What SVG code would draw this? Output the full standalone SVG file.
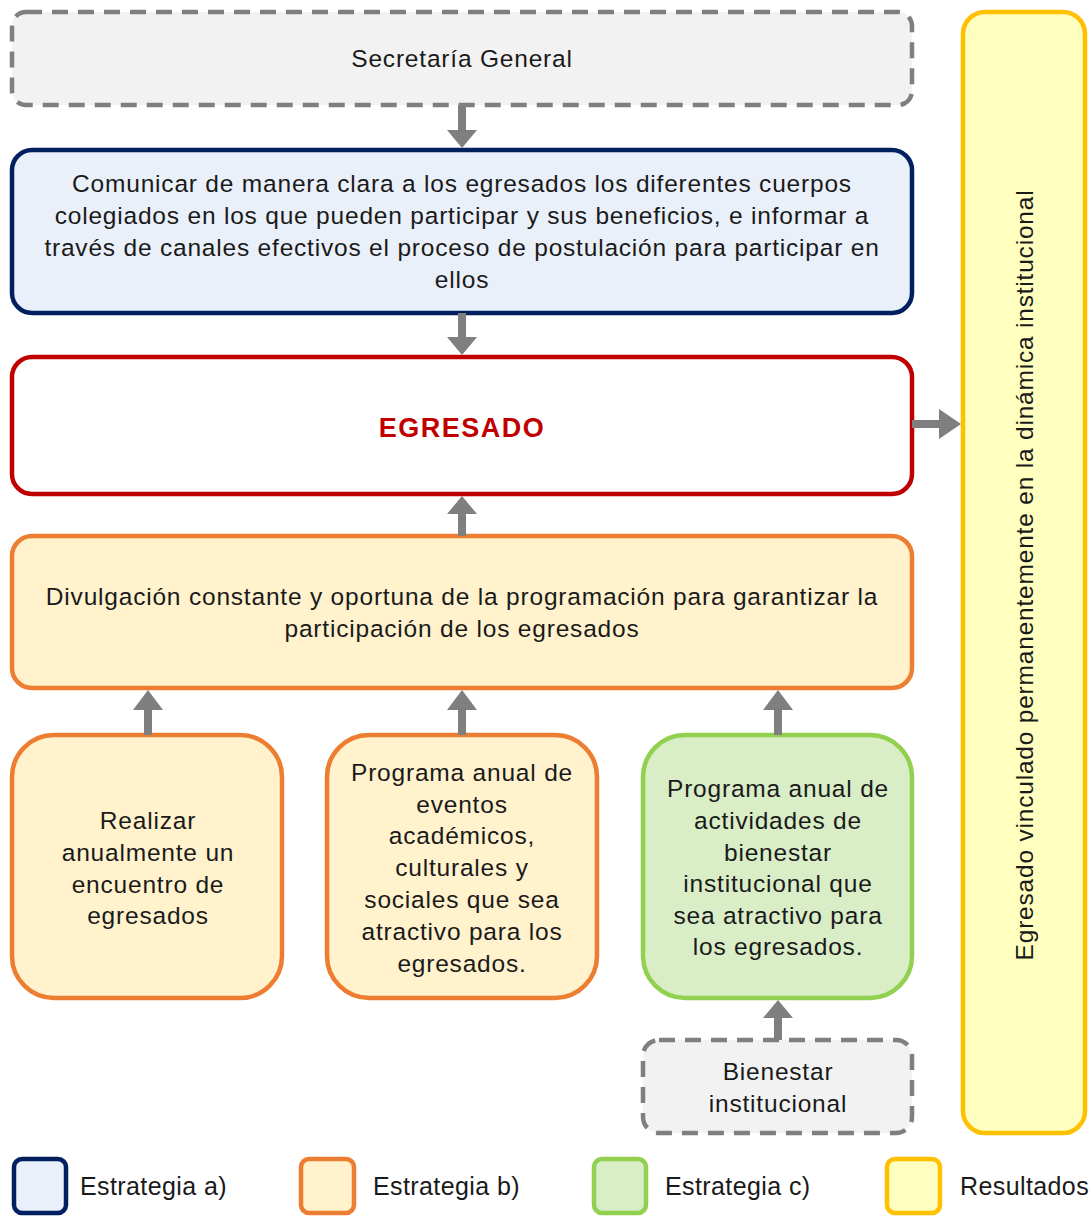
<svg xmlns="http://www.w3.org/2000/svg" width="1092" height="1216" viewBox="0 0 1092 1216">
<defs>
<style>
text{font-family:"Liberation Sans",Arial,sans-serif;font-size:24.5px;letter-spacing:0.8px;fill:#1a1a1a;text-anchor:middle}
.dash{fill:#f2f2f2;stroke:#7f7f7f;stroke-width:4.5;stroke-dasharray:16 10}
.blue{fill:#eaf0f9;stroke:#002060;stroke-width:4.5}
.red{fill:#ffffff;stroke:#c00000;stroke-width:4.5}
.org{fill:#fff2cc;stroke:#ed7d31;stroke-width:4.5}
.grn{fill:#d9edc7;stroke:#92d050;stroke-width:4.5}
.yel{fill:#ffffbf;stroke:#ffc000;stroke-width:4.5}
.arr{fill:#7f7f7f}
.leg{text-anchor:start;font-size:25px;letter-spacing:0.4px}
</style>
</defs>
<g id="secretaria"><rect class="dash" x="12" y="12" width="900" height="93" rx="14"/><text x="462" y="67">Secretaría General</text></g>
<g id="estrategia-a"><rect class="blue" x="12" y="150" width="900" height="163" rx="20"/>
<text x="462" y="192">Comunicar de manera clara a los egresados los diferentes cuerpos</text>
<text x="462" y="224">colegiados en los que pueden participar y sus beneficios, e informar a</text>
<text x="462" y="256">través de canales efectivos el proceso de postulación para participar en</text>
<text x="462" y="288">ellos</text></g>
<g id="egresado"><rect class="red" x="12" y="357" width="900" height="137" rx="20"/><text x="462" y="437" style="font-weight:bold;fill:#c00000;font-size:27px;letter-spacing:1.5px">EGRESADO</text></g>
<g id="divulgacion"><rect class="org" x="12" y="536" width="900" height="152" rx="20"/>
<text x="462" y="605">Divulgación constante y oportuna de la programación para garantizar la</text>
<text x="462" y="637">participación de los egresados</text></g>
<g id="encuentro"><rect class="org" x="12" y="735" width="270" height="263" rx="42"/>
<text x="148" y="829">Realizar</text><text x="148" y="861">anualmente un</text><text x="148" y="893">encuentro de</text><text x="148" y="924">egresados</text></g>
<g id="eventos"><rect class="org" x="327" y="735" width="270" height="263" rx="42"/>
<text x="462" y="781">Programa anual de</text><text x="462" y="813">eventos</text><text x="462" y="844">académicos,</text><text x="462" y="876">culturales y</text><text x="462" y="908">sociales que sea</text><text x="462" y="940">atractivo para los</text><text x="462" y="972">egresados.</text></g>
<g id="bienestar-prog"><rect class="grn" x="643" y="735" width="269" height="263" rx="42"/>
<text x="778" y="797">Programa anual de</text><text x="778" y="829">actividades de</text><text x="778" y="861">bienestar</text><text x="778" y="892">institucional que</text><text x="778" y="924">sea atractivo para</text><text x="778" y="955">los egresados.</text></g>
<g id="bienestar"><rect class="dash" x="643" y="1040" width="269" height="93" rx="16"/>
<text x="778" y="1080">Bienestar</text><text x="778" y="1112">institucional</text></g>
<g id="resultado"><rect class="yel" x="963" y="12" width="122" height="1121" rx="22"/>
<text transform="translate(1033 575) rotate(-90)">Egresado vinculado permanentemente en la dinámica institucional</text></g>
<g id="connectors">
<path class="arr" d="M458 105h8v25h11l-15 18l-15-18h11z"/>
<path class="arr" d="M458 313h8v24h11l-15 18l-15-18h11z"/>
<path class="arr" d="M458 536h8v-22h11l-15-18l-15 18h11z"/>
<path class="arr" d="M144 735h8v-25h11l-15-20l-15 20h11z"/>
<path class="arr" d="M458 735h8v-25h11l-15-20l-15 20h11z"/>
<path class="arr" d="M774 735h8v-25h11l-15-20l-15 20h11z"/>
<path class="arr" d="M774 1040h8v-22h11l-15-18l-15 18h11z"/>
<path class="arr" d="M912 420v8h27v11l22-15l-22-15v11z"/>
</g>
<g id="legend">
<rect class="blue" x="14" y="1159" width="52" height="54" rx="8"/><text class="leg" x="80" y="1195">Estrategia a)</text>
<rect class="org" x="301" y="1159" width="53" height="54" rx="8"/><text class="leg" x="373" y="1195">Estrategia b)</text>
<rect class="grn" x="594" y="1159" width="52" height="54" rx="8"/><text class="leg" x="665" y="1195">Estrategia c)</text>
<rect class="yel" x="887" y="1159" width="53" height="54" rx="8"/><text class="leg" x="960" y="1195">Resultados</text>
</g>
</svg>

::::::::

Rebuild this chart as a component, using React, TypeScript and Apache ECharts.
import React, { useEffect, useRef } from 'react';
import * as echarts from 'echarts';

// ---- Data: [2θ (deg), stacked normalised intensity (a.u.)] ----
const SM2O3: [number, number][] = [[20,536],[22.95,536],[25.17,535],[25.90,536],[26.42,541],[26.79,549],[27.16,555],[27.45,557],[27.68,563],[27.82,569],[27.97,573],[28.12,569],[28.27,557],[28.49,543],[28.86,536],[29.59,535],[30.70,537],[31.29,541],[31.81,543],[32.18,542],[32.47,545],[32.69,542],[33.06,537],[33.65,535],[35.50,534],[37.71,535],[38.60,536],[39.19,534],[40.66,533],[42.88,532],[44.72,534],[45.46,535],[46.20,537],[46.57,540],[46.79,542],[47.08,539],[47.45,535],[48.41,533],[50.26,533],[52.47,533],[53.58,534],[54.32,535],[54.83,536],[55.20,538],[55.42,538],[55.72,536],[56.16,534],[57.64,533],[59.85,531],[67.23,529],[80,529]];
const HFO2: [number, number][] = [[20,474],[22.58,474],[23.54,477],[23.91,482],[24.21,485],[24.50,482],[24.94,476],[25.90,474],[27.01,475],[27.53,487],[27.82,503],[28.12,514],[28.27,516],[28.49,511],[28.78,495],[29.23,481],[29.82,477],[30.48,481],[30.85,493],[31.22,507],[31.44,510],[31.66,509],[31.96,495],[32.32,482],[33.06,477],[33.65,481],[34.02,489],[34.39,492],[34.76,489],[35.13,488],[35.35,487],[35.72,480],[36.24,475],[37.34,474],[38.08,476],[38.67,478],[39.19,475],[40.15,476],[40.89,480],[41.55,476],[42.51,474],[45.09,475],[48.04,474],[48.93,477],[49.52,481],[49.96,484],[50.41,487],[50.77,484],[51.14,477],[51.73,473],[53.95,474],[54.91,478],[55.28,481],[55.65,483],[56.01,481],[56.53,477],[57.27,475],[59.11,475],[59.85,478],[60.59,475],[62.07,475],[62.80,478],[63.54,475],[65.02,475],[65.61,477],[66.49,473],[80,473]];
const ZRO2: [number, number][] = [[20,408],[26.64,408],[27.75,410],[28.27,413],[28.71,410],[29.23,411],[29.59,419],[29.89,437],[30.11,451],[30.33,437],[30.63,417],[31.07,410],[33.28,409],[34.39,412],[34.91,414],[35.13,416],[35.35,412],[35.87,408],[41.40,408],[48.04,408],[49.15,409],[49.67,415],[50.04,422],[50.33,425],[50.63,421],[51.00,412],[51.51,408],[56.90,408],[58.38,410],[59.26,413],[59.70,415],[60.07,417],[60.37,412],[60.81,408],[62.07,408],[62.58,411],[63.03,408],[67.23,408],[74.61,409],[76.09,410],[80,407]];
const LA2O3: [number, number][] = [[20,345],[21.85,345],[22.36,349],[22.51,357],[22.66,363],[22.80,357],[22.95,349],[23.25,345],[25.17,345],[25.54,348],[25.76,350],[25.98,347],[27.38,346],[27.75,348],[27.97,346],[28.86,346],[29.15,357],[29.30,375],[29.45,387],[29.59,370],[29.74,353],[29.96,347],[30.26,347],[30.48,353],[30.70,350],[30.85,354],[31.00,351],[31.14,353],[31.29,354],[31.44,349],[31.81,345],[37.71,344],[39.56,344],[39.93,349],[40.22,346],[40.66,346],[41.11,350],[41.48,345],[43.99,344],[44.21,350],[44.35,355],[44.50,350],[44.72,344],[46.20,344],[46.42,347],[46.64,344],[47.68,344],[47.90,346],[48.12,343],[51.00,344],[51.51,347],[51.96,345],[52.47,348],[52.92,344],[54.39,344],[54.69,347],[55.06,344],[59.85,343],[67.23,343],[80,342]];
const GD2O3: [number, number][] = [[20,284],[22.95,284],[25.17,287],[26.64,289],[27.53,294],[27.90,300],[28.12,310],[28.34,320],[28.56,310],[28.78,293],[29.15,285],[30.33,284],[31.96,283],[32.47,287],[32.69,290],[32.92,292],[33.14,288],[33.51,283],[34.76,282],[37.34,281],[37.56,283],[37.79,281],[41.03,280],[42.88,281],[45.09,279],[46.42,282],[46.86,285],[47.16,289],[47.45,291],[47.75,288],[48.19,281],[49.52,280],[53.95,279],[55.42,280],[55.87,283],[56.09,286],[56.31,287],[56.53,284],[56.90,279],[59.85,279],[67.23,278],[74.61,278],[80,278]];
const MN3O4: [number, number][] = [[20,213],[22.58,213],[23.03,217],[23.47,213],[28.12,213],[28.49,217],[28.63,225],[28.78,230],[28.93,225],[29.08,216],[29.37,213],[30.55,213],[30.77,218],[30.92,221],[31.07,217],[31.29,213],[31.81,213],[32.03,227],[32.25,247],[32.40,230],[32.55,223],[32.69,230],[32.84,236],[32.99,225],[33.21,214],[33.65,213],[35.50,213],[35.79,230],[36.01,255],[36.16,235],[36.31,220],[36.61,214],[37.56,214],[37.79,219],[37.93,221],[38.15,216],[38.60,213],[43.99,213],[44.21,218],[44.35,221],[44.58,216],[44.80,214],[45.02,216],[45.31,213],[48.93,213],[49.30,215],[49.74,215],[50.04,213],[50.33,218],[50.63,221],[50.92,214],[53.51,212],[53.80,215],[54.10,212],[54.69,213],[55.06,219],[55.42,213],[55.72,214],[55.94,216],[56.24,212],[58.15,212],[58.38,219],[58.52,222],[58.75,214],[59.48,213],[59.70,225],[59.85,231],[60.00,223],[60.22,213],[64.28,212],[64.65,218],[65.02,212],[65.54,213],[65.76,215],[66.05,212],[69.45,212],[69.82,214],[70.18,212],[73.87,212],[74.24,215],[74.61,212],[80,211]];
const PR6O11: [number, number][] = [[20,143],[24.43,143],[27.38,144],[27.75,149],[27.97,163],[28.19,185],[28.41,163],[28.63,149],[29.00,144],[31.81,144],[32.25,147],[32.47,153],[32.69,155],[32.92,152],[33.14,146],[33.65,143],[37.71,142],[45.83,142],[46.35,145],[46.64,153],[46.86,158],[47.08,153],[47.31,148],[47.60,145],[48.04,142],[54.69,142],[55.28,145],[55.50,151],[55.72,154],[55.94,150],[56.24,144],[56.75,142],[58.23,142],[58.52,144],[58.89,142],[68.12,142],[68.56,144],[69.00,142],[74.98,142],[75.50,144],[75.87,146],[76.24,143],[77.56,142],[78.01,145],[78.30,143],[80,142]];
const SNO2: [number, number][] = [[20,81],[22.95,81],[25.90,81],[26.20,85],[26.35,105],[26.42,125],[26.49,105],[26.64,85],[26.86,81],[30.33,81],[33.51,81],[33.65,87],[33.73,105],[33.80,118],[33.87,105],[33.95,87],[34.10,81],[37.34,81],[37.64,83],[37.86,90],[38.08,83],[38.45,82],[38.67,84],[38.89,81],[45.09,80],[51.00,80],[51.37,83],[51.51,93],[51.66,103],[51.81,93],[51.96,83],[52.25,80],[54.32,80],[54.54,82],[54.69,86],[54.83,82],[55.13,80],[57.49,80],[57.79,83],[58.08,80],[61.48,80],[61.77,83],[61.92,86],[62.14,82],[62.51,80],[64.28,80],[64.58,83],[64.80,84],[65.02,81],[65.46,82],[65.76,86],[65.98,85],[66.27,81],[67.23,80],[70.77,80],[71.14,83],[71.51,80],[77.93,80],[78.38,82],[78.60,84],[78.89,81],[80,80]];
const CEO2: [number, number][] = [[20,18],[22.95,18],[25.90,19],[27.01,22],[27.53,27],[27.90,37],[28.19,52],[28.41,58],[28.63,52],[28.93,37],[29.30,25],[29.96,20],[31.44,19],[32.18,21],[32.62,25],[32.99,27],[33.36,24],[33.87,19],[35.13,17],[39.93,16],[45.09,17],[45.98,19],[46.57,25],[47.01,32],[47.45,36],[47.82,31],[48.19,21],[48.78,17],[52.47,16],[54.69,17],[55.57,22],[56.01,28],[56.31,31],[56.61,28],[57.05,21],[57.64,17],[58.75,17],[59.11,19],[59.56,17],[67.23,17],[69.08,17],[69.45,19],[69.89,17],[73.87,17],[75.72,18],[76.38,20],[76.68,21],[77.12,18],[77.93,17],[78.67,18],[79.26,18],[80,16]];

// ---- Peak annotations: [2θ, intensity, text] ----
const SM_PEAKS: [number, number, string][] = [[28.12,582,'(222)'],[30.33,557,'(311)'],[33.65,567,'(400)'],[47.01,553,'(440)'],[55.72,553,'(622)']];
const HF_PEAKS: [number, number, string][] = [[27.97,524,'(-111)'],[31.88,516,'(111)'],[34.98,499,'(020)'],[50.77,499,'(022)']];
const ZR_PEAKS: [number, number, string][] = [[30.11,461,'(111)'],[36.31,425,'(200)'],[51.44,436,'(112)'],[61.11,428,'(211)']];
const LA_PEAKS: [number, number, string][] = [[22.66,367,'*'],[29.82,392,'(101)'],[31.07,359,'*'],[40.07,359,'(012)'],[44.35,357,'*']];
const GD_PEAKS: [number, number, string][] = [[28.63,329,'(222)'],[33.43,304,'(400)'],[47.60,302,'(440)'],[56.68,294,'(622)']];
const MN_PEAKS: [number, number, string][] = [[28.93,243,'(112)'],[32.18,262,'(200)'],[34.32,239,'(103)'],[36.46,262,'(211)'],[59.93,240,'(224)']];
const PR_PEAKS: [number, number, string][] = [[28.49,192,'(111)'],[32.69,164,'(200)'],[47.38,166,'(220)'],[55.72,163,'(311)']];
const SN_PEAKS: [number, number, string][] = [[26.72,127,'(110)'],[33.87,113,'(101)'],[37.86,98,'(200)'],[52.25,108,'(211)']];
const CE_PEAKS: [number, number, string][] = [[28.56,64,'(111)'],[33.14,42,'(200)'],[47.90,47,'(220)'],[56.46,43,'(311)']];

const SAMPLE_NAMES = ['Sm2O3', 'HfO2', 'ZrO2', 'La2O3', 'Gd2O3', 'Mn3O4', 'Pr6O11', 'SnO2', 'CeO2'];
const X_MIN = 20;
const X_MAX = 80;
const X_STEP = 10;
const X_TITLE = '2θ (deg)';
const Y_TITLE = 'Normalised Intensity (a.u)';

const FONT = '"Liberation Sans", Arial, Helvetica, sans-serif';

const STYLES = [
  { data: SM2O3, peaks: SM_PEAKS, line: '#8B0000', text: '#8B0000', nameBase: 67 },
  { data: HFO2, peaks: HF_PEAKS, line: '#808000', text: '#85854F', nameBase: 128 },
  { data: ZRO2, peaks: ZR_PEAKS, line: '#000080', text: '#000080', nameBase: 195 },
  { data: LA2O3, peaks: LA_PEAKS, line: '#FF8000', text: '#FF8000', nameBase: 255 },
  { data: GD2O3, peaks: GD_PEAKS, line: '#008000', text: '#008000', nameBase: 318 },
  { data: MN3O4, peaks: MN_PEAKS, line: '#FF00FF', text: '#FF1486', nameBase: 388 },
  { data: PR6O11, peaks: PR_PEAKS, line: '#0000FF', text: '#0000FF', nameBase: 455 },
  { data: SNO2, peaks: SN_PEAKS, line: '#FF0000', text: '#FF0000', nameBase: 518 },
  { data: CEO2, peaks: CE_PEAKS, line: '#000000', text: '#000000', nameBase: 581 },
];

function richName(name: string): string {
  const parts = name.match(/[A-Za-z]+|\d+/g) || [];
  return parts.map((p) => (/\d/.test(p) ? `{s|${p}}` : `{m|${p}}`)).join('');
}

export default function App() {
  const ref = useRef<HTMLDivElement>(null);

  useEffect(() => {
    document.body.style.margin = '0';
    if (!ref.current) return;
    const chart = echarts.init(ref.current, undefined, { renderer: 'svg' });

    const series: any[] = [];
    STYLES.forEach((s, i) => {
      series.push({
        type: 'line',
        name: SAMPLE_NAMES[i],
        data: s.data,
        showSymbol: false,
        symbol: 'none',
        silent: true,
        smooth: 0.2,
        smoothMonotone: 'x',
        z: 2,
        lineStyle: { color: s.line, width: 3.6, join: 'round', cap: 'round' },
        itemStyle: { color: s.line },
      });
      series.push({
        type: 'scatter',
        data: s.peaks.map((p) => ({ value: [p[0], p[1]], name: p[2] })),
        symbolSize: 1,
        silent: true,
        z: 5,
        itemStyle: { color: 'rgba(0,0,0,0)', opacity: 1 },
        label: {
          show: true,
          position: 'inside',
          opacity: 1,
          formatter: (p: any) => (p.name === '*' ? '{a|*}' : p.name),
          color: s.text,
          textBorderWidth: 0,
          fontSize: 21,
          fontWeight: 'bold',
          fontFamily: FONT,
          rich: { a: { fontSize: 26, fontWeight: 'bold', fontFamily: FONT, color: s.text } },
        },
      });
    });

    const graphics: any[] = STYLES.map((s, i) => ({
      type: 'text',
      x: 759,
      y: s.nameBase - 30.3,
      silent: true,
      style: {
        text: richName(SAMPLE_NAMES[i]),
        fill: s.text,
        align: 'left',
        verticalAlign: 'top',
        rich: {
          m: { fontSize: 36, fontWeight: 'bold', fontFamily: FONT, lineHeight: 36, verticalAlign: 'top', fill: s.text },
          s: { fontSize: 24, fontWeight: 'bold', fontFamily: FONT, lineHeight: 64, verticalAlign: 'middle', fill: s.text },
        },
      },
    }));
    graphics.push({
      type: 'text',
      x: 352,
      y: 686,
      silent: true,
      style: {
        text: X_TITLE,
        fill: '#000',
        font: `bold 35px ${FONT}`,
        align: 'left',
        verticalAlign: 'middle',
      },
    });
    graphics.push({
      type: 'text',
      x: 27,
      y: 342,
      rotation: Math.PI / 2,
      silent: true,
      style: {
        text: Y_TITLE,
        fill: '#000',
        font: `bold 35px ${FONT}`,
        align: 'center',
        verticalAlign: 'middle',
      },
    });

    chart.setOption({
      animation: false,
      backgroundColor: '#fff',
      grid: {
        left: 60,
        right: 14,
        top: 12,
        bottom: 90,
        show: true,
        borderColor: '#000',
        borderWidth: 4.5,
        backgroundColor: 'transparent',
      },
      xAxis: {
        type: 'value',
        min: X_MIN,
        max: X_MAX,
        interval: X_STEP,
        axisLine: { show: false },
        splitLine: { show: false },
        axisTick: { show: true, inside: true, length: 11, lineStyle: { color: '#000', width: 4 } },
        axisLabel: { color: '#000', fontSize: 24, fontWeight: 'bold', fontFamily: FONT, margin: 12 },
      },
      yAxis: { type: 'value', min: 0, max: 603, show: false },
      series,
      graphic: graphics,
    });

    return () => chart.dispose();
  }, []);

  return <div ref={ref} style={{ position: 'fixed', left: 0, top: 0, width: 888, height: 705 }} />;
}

::::::::

### The task
What is the number of lines in the listing that include the word "this"? Give that number and nothing else.

### Exercise response
2